Puesta la mesa, ya no faltaba más que ofrecer a los invitados manjares de calidad, y de esta manera la gastronomía se convirtió en tendencia en el París burgués. Sería Jean Anthelme Brillat-Savarin (nacido el 1 de abril de 1755), seguramente el más célebre de los gastrónomos y autores culinarios franceses, el que definiría las bases de la cocina de mi país con la publicación de su libro Physiologie du goût. Allí está todo: desde las diferentes maneras de cortar las verduras (en juliana, en brunoise, en mirepoix), hasta la cocción de los pescados y de la caza, nada faltaba a los chefs para triunfar con sus creaciones.

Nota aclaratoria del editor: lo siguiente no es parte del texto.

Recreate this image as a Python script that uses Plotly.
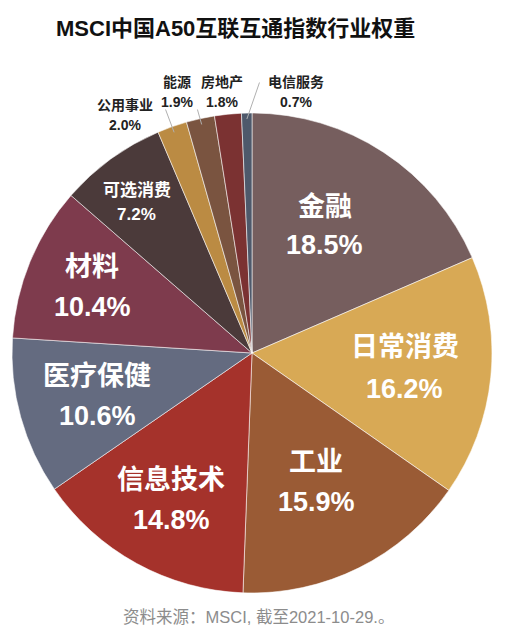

Así que, en Francia, tradicionalmente, la comida se sirve en la mesa pero no solo para pasar un buen rato juntos en torno a ella. Se trata también de una representación social donde cada cual exhibe su estatus. Durante el tiempo que pasé en el África subsahariana, mi amigo Assoumi Soumaye me invitó varias veces a comer pollo mafé. Esta receta tradicional a base de pollo, cebollas, patatas, boniatos, guindilla ojo de pájaro y pasta de cacahuetes se sirve en un gran cuenco que se deposita directamente en el suelo.
Los hombres de la familia, sentados alrededor en el suelo, se sirven con la mano directamente del plato, mientras que las mujeres comen aparte. Por lo que a mí respecta, nunca salí satisfecho de uno de aquellos ágapes africanos, a pesar de que la receta estaba perfectamente elaborada. El problema era ni más ni menos que mis dedos no soportaban el calor del arroz que echaba humo, así que tenía que esperar a que se enfriara y entonces ya no quedaban más que las sobras.
Me he vuelto a encontrar esta idea del plato en el centro de la mesa en el que todo el mundo pica en la mayoría de los países musulmanes y también en España (no sé si como herencia de los ocho siglos de ocupación árabe). Anda que no me habré divertido veces al ver las bandejas con las ensaladas bien aliñadas y todo alrededor tantos caminitos de aceite en el mantel como comensales en la mesa.
Sin embargo, me fastidia la manía que tienen los camareros españoles de proponer siempre la posibilidad de compartir los platos de la carta. Cuando encuentro un plato que me apetece, quiero disfrutarlo y no me gusta ni un pelo que nadie venga a meter el tenedor en mi comida.
Esta opción prácticamente no existe en Francia, donde los restauradores muy pocas veces aceptan que sus clientes pidan platos para compartir. De igual manera que en ocasiones no admiten a las familias con carritos de bebé (ocupan demasiado sitio) o niños demasiado pequeños (hacen demasiado ruido). Como consecuencia, en mi casa como en la mayoría de las familias francesas, las comidas se celebran siempre en el domicilio, muy al contrario de lo que he podido observar en los restaurantes aragoneses donde las familias tienen la costumbre de reunirse.
A mi madre siempre le gustó cocinar, era su orgullo, y toda su descendencia se acuerda todavía hoy con emoción de aquellas grandes mesas de los domingos. Todos respetábamos su trabajo y en esas ocasiones no era cuestión de hacer el tonto o de jugar ni siquiera con un trozo de pan.
La cocina era una cosa seria, y, por mucho que se tratara de encuentros gozosos, mi madre (como mis dos abuelas) nunca nos permitió hacer el canelo ni servirnos directamente del plato. En mi familia eran las mujeres las que tenían el poder, sin ambages, tanto en la cocina como en la mesa.
Me acuerdo de una comida en casa de mi abuela materna, que siempre servía ritualmente a sus comensales acompañando cada cazo servido de un autoritario “¡Está bueno!”. Mi hermano mayor intentó rechazar algo que no le gustaba extendiendo la mano por encima del plato para taparlo. Para mi solaz y sin la menor vacilación, la abuela dejó caer una generosa cucharada de su mezcla hirviendo sobre la mano de mi insolente hermano.